I just finished an exp. where I used 5g isoborneol in 15 acetic acid to form CAMPHOR. I did the following to obtain the theoretical yield but am uncertain about how accurate this is:

5.00 g Isoborneol x 1 mole / 154.25 g (mol.wt)Isoborneol = 0.0324 moles Isoborneol

0.0324 moles camphor x 152.24 g/ 1 mol = 4.93 g of camphor

It is safe for me to assume 1 mol Isoborneol = 1 mol camphor... should I be doing a calculation for this? Can someone give me a hand... I don't have my product weight which makes things even worst (I just know its a small number) Thanks in advance

[arnyk]

Could you write out the rx equation?

[jrpestana]

Isoborneol over NaOCl and CH3C02H to give camphor

I believe isoborneol is C10H18O and camphor is C10H16O

[movies]

It is safe for me to assume 1 mol Isoborneol = 1 mol camphor... should I be doing a calculation for this?

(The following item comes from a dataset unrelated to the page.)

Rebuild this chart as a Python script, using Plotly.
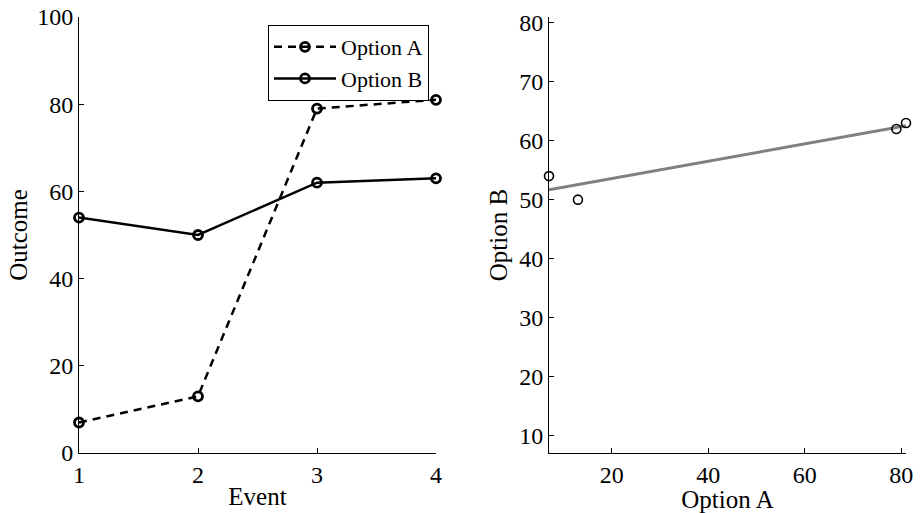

Where do all of the atoms in the camphor come from?  You can't create or destroy matter, right?  So everything is in there somewhere.  In a theoretical calculation you assume that the reaction goes to completion and you don't lose any material from transfer or isolation.

[alphahydroxy]

It is safe for me to assume 1 mol Isoborneol = 1 mol camphor... should I be doing a calculation for this?

[/b]

Yes you can assume this because the reaction equation shows that 1 mole of isoborneol goes to 1 mole of camphor.

A theoretical yield assumes that the reaction goes to completion and you get 100% yield of your product.

Thus, using the reaction equation, the theoretical yield when using 0.0324 mol of starting material is 0.0324 mol of product.

To calculate the actual yield you have obtained, you need to make a note of the mass of product you have isolated and calculate the number of moles from this.

Once you have the number of moles, you can divide it by the theoretical number of moles (i.e. 0.0324) and multiply by 100 to give the percentage yield

[jrpestana]

So in this case it is correct. All I need now is my weight so that I can calculate the % percent yield... thanks for the reply.